Wide-ranging powers of arrest, detention and exclusion were given to the authorities under the Prevention of Terrorism Acts (in 1974 and 1976) to deal with suspected Irish terrorists, with Josephine Doody calculating that 448 people had been excluded from entering Great Britain from Northern Ireland or Ireland between 1974 and 1999. Alongside this focus on Irish terrorism, recently uncovered documents from the National Archives in London show that the UK government were also very concerned with Middle Eastern and North African terrorism, undertaking significant steps through the border control system to detect "potential terrorists".
There were four main areas where the border control system acted in a counter-terrorist capacity: the interviewing of potential visitors to the UK at their place of origin and the refusal of visas; the detection of potential terrorists at their port of entry into the UK; the monitoring of potential terrorists if they were allowed entry into the country; and the deportation of "undesirable" people from the UK. Documents show that the border control system was given a broad profile of what characterised a ‘potential terrorist’, coinciding with mandatory security checks on nearly all Middle Eastern and North African nationals in 1980. The following extract shows how broad the terrorist profile that the authorities developed:
"Of either sex, between 18 and 35 (often looking older than the age claimed, if this is in the lower half of that age bracket). Travelling most frequently in pairs but occasionally singly or in a small group, sometimes using travel documents from the same batch. Fit appearance (even if applying for a visa for medical treatment), often giving an impression of mental toughness; not easily discomposed, even in circumstances which might make others irritated or impatient. Unlikely to be official visitors: more likely to apply as students or businessmen (or for medical treatment) but may (a) display vagueness over courses proposed, appointments with firms etc, and (b) appear to lack elementary knowledge of a professed speciality."
In trying to achieve the UK’s counter-terrorism objectives, the border control system placed blanket restrictions on certain nationals in order to prevent a minute number of potential "threats" entering the country — it seemed that the procedure was to treat all Middle Eastern and North African nationals seeking to visit the UK as potential terrorists until considered otherwise.
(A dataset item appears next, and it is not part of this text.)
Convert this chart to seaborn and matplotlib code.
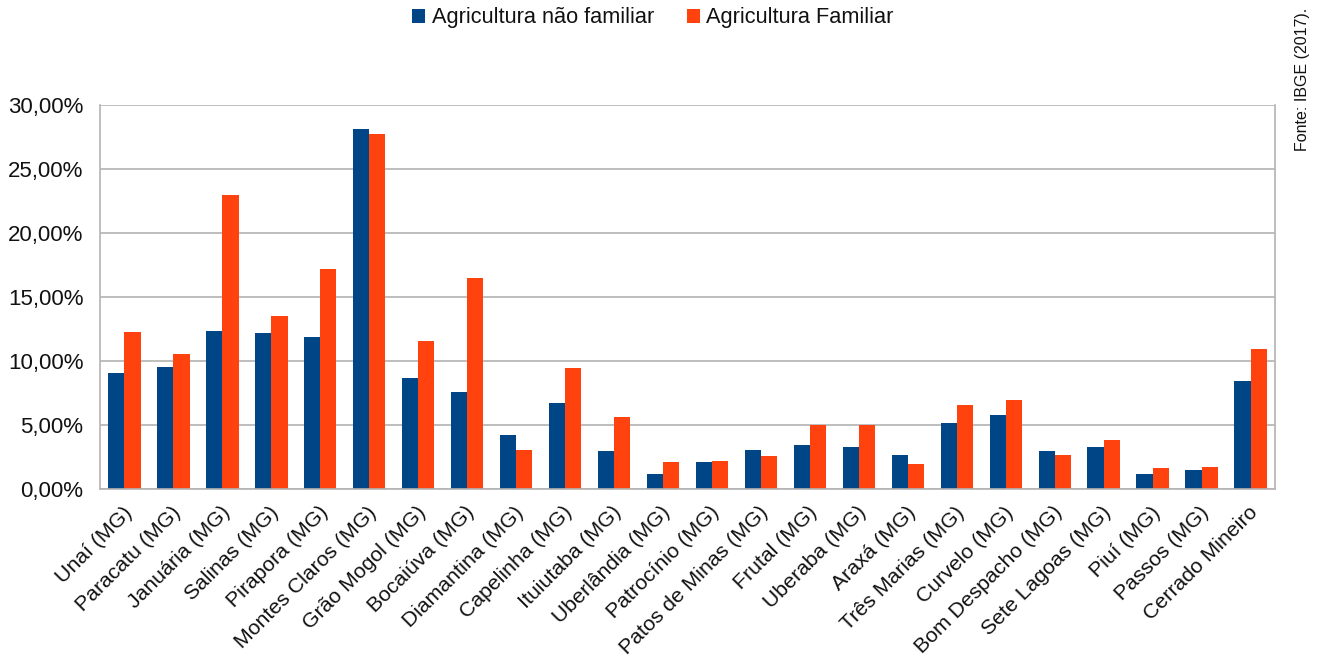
import matplotlib
matplotlib.use("Agg")
import matplotlib.pyplot as plt
import matplotlib.transforms as mtrans
import seaborn as sns
import pandas as pd
import numpy as np
from matplotlib.ticker import FuncFormatter, FixedLocator, MultipleLocator
from matplotlib.patches import Patch

categories = ["Unaí (MG)", "Paracatu (MG)", "Januária (MG)", "Salinas (MG)", "Pirapora (MG)",
              "Montes Claros (MG)", "Grão Mogol (MG)", "Bocaiúva (MG)", "Diamantina (MG)",
              "Capelinha (MG)", "Ituiutaba (MG)", "Uberlândia (MG)", "Patrocínio (MG)",
              "Patos de Minas (MG)", "Frutal (MG)", "Uberaba (MG)", "Araxá (MG)",
              "Três Marias (MG)", "Curvelo (MG)", "Bom Despacho (MG)", "Sete Lagoas (MG)",
              "Piuí (MG)", "Passos (MG)", "Cerrado Mineiro"]
nao_familiar = [9.05, 9.55, 12.35, 12.15, 11.85, 28.15, 8.65, 7.55, 4.25, 6.75, 2.95, 1.2,
                2.1, 3.05, 3.45, 3.25, 2.65, 5.15, 5.75, 2.95, 3.25, 1.2, 1.5, 8.45]
familiar = [12.25, 10.55, 23.0, 13.55, 17.2, 27.75, 11.55, 16.5, 3.05, 9.45, 5.65, 2.1,
            2.2, 2.55, 5.0, 5.0, 1.95, 6.55, 6.95, 2.65, 3.85, 1.65, 1.7, 10.95]
series_names = ["Agricultura não familiar", "Agricultura Familiar"]
colors = ["#004586", "#FF420E"]

df = pd.DataFrame({
    "Região": categories * 2,
    "Valor": nao_familiar + familiar,
    "Série": [series_names[0]] * len(categories) + [series_names[1]] * len(categories),
})

sns.set_style("white")
plt.rcParams["font.family"] = ["Liberation Sans", "DejaVu Sans"]

fig = plt.figure(figsize=(13.2, 6.64), dpi=100)
ax = fig.add_axes([100 / 1320, 1 - 489 / 664, 1175 / 1320, 384 / 664])

sns.barplot(data=df, x="Região", y="Valor", hue="Série", palette=colors,
            width=0.66, saturation=1, ax=ax, legend=False, linewidth=0)

n = len(categories)
ax.set_xlim(-0.5, n - 0.5)
ax.set_ylim(0, 30)
ax.yaxis.set_major_locator(MultipleLocator(5))
ax.yaxis.set_major_formatter(FuncFormatter(lambda v, p: f"{v:.2f}%".replace(".", ",")))
ax.grid(axis="y", color="#b3b3b3", linewidth=1.2)
ax.set_axisbelow(True)

# category boundary ticks, labels at centers
ax.xaxis.set_major_locator(FixedLocator(np.arange(-0.5, n, 1.0)))
ax.xaxis.set_minor_locator(FixedLocator(np.arange(0, n, 1.0)))
ax.set_xticklabels([""] * (n + 1))
ax.set_xticklabels(categories, minor=True, rotation=45, ha="right",
                   rotation_mode="anchor", fontsize=15.3, color="#111111")
ax.tick_params(axis="x", which="minor", length=0, pad=10)
ax.tick_params(axis="x", which="major", length=6, color="#b3b3b3", width=1.2, direction="out")
ax.tick_params(axis="y", length=6, color="#b3b3b3", width=1.2, labelsize=16, pad=6,
               direction="out", labelcolor="#111111")
ax.set_xlabel("")
ax.set_ylabel("")
for side in ["left", "right", "bottom"]:
    ax.spines[side].set_color("#b3b3b3")
    ax.spines[side].set_linewidth(1.2)
ax.spines["top"].set_visible(False)

offset = mtrans.ScaledTranslation(-2 / 100, 0, fig.dpi_scale_trans)
for lab in ax.get_xticklabels(minor=True):
    lab.set_transform(lab.get_transform() + offset)

handles = [Patch(facecolor=c, edgecolor="none") for c in colors]
fig.legend(handles, series_names, loc="center", bbox_to_anchor=(653 / 1320, 1 - 18 / 664),
           ncol=2, frameon=False, fontsize=15.7, handlelength=0.6, handleheight=0.6,
           handletextpad=0.3, columnspacing=1.5, labelcolor="#111111")

fig.text(1303 / 1320, 1 - 8 / 664, "Fonte: IBGE (2017).", rotation=90, ha="center", va="top",
         fontsize=11.5, color="#111111")

fig.savefig("out.png", dpi=100)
Although there was little evidence of this process having an effect on catching suspected terrorists trying to enter the UK, blanket restrictions that placed all visitors from these regions under suspicion were utilised as a frontline defence against Middle Eastern terrorism occurring in Britain. This did not just encompass interrogation of people applying from these countries for visas to the UK, and extensive questioning their port of entry, but also entailed monitoring in the UK, including requirements to register with the police (even if on a short-term visa) and the UK authorities seeking to limit the appeals process for deportations.
When the Blair government launched the Terrorism Act in 2000, the security services, as well as the police and the border control system, were able to draw on a series of practices developed since the 1970s in order to prevent "potential terrorists" from entering the UK. Although as the detention of David Miranda has demonstrated, the broad powers granted to border control officials to scrutinise those suspected of "terrorism" have often been applied arbitrarily. In the words of Joshua Rozenberg: "It is impossible to escape the conclusion that the power [has been]used disproportionately and therefore inappropriately".